▶ **AIM**: Starting at the first line of the data below, retype every line up to and including the one containing "import plotly.graph_objects as go".

== SUPPLIED MATERIAL

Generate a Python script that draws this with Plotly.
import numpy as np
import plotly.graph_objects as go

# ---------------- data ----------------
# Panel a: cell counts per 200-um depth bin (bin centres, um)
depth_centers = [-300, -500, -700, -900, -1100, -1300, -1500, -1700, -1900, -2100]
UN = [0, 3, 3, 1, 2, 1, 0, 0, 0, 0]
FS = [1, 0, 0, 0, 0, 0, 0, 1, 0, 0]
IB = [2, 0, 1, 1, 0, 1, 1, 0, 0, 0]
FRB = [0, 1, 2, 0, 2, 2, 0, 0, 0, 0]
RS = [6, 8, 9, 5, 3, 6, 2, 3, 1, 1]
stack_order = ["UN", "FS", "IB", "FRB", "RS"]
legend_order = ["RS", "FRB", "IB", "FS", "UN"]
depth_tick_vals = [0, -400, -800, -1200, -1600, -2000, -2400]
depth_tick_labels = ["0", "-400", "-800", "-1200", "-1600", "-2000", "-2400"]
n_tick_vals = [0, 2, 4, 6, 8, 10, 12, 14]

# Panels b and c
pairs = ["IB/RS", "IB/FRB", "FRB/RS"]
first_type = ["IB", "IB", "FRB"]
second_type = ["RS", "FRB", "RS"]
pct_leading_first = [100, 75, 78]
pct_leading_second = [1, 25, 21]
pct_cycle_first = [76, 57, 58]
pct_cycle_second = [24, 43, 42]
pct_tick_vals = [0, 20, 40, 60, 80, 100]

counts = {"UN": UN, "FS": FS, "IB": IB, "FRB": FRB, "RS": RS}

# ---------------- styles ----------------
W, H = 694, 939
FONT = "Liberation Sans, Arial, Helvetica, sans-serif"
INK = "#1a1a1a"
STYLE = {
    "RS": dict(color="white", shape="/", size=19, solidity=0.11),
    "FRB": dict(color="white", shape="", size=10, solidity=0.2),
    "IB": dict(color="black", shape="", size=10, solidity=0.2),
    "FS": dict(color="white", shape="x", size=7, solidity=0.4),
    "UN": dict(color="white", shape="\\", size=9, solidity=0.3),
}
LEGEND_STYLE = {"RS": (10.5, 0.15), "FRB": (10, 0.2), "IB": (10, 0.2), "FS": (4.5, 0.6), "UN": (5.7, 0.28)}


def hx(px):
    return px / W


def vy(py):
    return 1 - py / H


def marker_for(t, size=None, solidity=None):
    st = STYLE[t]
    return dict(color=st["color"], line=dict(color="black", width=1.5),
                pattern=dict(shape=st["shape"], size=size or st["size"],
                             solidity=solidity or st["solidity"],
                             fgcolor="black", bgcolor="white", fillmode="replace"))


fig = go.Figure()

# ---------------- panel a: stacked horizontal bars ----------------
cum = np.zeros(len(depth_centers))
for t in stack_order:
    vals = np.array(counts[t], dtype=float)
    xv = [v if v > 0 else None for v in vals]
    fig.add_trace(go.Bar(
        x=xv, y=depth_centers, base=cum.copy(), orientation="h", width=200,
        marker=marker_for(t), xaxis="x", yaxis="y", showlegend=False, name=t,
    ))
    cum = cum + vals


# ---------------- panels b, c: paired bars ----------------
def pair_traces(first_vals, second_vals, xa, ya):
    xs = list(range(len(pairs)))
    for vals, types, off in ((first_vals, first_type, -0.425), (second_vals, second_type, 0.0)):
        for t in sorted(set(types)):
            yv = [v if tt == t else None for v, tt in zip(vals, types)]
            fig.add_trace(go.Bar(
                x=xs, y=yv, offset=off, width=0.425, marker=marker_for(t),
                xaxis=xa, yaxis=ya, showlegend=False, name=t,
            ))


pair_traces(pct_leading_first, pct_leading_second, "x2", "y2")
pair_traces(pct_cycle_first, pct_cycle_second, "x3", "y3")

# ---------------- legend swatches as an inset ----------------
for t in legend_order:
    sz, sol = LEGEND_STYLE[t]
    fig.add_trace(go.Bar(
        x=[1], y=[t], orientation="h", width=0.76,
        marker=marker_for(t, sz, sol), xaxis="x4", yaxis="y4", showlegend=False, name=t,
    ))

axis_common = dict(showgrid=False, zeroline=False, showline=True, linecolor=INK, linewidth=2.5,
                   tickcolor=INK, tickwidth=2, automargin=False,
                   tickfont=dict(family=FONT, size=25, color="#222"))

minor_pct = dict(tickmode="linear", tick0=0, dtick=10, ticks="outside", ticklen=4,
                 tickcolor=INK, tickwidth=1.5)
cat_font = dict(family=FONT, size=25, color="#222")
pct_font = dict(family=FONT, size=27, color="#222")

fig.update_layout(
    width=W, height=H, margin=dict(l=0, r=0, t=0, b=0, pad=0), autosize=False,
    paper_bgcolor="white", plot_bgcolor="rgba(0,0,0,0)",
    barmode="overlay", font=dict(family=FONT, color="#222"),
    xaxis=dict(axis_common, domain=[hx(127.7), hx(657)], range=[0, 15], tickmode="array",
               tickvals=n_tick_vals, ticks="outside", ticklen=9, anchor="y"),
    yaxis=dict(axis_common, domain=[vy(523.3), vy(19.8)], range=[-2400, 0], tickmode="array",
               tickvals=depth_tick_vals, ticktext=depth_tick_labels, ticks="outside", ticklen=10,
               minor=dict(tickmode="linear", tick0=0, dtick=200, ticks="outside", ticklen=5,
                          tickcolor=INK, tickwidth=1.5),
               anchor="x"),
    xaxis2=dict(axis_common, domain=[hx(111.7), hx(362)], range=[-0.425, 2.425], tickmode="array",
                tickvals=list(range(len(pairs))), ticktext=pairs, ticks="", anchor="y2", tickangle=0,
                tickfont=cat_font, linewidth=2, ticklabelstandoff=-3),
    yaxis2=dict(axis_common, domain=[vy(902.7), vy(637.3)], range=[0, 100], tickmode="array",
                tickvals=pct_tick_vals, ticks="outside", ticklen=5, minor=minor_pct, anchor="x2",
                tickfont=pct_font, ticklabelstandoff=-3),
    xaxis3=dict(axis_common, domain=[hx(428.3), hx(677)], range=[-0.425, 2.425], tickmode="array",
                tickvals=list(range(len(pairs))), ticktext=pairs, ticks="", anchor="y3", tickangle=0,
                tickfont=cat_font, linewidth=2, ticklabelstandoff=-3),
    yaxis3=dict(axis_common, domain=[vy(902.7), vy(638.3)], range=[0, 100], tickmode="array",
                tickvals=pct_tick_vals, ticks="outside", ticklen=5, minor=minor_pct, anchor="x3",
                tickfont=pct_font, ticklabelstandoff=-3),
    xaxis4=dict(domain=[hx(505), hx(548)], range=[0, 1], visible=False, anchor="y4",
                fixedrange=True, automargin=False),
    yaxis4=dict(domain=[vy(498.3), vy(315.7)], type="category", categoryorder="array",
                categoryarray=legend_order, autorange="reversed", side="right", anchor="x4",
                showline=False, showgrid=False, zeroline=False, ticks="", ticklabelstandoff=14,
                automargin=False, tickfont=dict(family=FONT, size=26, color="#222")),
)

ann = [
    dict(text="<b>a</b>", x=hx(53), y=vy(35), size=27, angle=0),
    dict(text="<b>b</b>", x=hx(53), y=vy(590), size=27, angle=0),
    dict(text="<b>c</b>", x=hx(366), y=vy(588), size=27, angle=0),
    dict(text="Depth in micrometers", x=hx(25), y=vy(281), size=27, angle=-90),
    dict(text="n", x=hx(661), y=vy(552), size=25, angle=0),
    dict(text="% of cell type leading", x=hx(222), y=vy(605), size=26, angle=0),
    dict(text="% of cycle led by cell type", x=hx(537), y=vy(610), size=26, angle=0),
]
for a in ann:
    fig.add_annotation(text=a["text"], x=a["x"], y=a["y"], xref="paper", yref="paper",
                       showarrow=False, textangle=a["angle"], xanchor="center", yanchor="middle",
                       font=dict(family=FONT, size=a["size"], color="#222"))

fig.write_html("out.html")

====

▶ **ANSWER FOR THE TASK**:
Generate a Python script that draws this with Plotly.
import numpy as np
import plotly.graph_objects as go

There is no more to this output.